What does model monitoring look like on Algorithmia? We have an orchestration algorithm that manages all of the business logic of determining if a model has drifted and making the decision to roll out a new model.
The orchestration algorithm would basically do the following:
- If no stable versions exist, make the first published version of the algorithm the stable version.
- Keep track of:
- The stable model version
- Deprecated model versions
- Failed model versions
- Route all requests to the model:
- All requests to the stable version, if there’s no test model
- 95 percent of them to the stable version and 5 percent of them to the test model
- Keep track of the model drift metrics:
- This will be used to determine if the model has drifted at the end of the testing period.
- Promotion or rollback:
- If the model hasn’t drifted, the test model will be promoted as the stable version. The previous stable model will be deprecated.

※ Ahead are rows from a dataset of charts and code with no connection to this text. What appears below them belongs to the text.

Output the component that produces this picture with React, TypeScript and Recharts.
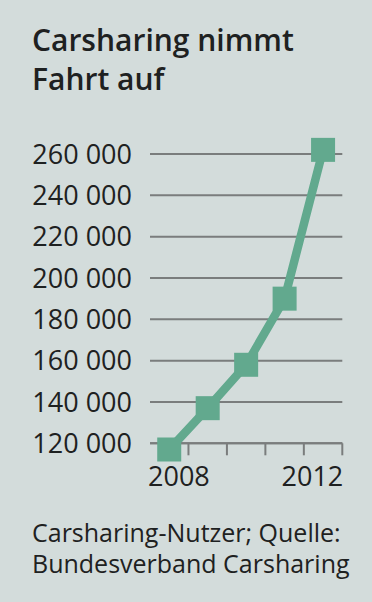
import { LineChart, Line, XAxis, YAxis, CartesianGrid } from 'recharts';

const years = [2008, 2009, 2010, 2011, 2012];
const users = [117000, 137000, 158000, 190000, 262000];
const yTicks = [120000, 140000, 160000, 180000, 200000, 220000, 240000, 260000];
const xTickLabels = ['2008', '', '', '', '2012'];

const data = years.map((year, i) => ({ year, users: users[i] }));

// band edges between the years, ticks go on these
const xEdges = [years[0] - 0.5, ...years.map(y => y + 0.5)];

const BG = '#d3dcdb';
const GREEN = '#62a98e';
const GRID = '#7a7d7d';
const INK = '#1e2121';
const FONT = '"Open Sans", "Noto Sans", sans-serif';

const fmt = (v: number) => String(v).replace(/\B(?=(\d{3})+(?!\d))/g, ' ');

const XTick = (props: { x?: number; y?: number; payload?: { value: number } }) => {
  const { x = 0, y = 0, payload } = props;
  if (!payload) return null;
  const idx = xEdges.indexOf(payload.value);
  const first = idx === 0;
  const last = idx === xEdges.length - 1;
  return (
    <g>
      {!first && <line x1={x} x2={x} y1={y} y2={y + 12} stroke={GRID} strokeWidth={2} />}
      {first && (
        <text x={x - 2} y={y + 43} textAnchor="start" fontSize={27} fill={INK} fontFamily={FONT}>
          {xTickLabels[0]}
        </text>
      )}
      {last && (
        <text x={x + 1} y={y + 43} textAnchor="end" fontSize={27} fill={INK} fontFamily={FONT}>
          {xTickLabels[xTickLabels.length - 1]}
        </text>
      )}
    </g>
  );
};

// squares drawn through the label so they are not clipped at the baseline
const Square = (props: { x?: number; y?: number }) => {
  const { x = 0, y = 0 } = props;
  return <rect x={x - 12} y={y - 12} width={24} height={24} fill={GREEN} />;
};

export default function App() {
  return (
    <div style={{ position: 'relative', width: 372, height: 602, background: BG, overflow: 'hidden', fontFamily: FONT, color: INK }}>
      <style>{'body{margin:0}'}</style>
      <div style={{ position: 'absolute', left: 32, top: 20, fontSize: 30, fontWeight: 600, lineHeight: '39px' }}>
        Carsharing nimmt<br />Fahrt auf
      </div>

      <div style={{ position: 'absolute', left: 0, top: 0 }}>
        <LineChart width={372} height={500} data={data} margin={{ top: 154, right: 29.7, bottom: 6.7, left: 0 }}>
          <CartesianGrid vertical={false} stroke={GRID} strokeWidth={2} />
          <XAxis
            dataKey="year" type="number" domain={[xEdges[0], xEdges[xEdges.length - 1]]}
            ticks={xEdges} interval={0} height={50} tickSize={0} tickMargin={0}
            axisLine={{ stroke: GRID, strokeWidth: 2 }} tickLine={false} tick={<XTick />}
          />
          <YAxis
            type="number" domain={[yTicks[0], yTicks[yTicks.length - 1]]} ticks={yTicks} allowDataOverflow
            width={150} axisLine={false} tickLine={false} tickSize={0} tickMargin={18}
            tickFormatter={fmt} tick={{ fill: INK, fontSize: 27, fontFamily: FONT }}
          />
          <Line
            dataKey="users" type="linear" stroke={GREEN} strokeWidth={8.5} dot={false} activeDot={false}
            label={<Square />} isAnimationActive={false}
          />
        </LineChart>
      </div>

      <div style={{ position: 'absolute', left: 32, top: 517, fontSize: 25, lineHeight: '31px' }}>
        Carsharing-Nutzer; Quelle:<br />Bundesverband Carsharing
      </div>
    </div>
  );
}
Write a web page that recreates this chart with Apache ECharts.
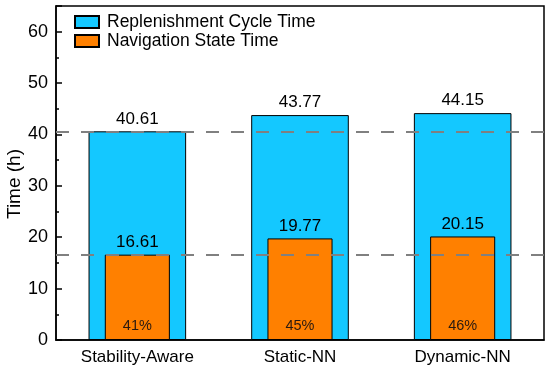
<!DOCTYPE html>
<html><head><meta charset="utf-8">
<script src="https://cdn.jsdelivr.net/npm/echarts@6/dist/echarts.min.js"></script>
<style>html,body{margin:0;padding:0;background:#fff}#c{width:550px;height:371px}</style>
</head><body><div id="c"></div>
<script>
const categories = ['Stability-Aware', 'Static-NN', 'Dynamic-NN'];
const cycleTime = [40.61, 43.77, 44.15];
const navTime = [16.61, 19.77, 20.15];
const navShare = ['41%', '45%', '46%'];
const refLines = [40.61, 16.61];
const yTicks = [0, 10, 20, 30, 40, 50, 60];
const yAxisTitle = 'Time (h)';

const font = 'Liberation Sans, Arial, sans-serif';
const chart = echarts.init(document.getElementById('c'), null, {renderer: 'canvas'});
const hiddenX = (i) => ({type: 'category', data: categories, gridIndex: 0, show: false, boundaryGap: true});
chart.setOption({
  animation: false,
  grid: {left: 56, right: 6, top: 6, bottom: 31, containLabel: false, outerBoundsMode: 'none',
         show: true, borderColor: '#000', borderWidth: 1.5, backgroundColor: 'transparent'},
  legend: {
    orient: 'vertical', left: 69, top: 8, itemWidth: 24, itemHeight: 12, itemGap: 1,
    icon: 'rect',
    textStyle: {fontFamily: font, fontSize: 17.5, color: '#000', padding: [0, 0, 0, 3]},
    data: ['Replenishment Cycle Time', 'Navigation State Time']
  },
  graphic: [{
    type: 'text', x: 15, y: 184, rotation: Math.PI / 2, silent: true,
    style: {text: yAxisTitle, fontFamily: font, fontSize: 19, fill: '#000',
            align: 'center', verticalAlign: 'middle'}
  }],
  xAxis: [
    {type: 'category', data: categories, boundaryGap: true,
     axisLine: {show: true, lineStyle: {color: '#000', width: 1.5}},
     axisTick: {show: true, inside: true, alignWithLabel: true, length: 5, lineStyle: {color: '#000', width: 1.5}},
     axisLabel: {fontFamily: font, fontSize: 17, color: '#000', margin: 9}},
    hiddenX(1), hiddenX(2)
  ],
  yAxis: {
    type: 'value', min: 0, max: 65, interval: 10,
    axisLine: {show: true, lineStyle: {color: '#000', width: 1.5}},
    axisTick: {show: true, inside: true, length: 6, lineStyle: {color: '#000', width: 1.5}},
    minorTick: {show: true, splitNumber: 2, length: 3, lineStyle: {color: '#000', width: 1.5}},
    splitLine: {show: false},
    axisLabel: {fontFamily: font, fontSize: 18, color: '#000', margin: 8,
      formatter: v => yTicks.includes(v) ? String(v) : ''}
  },
  series: [
    {name: 'Replenishment Cycle Time', type: 'bar', xAxisIndex: 0, barWidth: '60%', data: cycleTime,
     itemStyle: {color: '#14C8FF', borderColor: '#000', borderWidth: 1},
     label: {show: true, position: 'top', distance: 4, fontFamily: font, fontSize: 17, color: '#000',
       formatter: p => p.value.toFixed(2)}},
    {name: 'Navigation State Time', type: 'bar', xAxisIndex: 1, barWidth: '40%', data: navTime, z: 3,
     itemStyle: {color: '#FF8000', borderColor: '#000', borderWidth: 1},
     label: {show: true, position: 'top', distance: 4, fontFamily: font, fontSize: 17, color: '#000',
       formatter: p => p.value.toFixed(2)},
     markLine: {silent: true, symbol: 'none', z: 10,
       lineStyle: {color: '#808080', type: [13, 12], width: 2},
       label: {show: false},
       data: refLines.map(v => ({yAxis: v}))}},
    {name: 'share', type: 'bar', xAxisIndex: 2, barWidth: '40%', data: navTime, z: 4,
     itemStyle: {color: 'rgba(0,0,0,0)'},
     label: {show: true, position: 'insideBottom', distance: 7, fontFamily: font, fontSize: 14.5, color: '#2a1a10',
       formatter: p => navShare[p.dataIndex]}}
  ]
});
</script></body></html>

- If model drift has occurred, the test model is tagged as failed, and all requests are routed to the stable version.
The 5 and 95 percent split here is arbitrary, and can be tuned according to the use case. In terms of implementation, a database can be used to ensure ACID transactions, since all requests are made to a distributed serverless platform. This is to prevent race conditions from happening.
Note: We’ve also created an example algorithm to demonstrate a similar workflow that is described above. You can find the source code here.
Conclusion and continued learning
We’ve touched on a number of new concepts like data drift, model drift, and model monitoring. We’ve learned how model monitoring helps safeguard ML systems from silent performance degradation over time, helps detect model learning capacity issues, and helps set up an automated deployment cycle for data scientists. We also took a closer look at how it might work in a serverless deployment environment.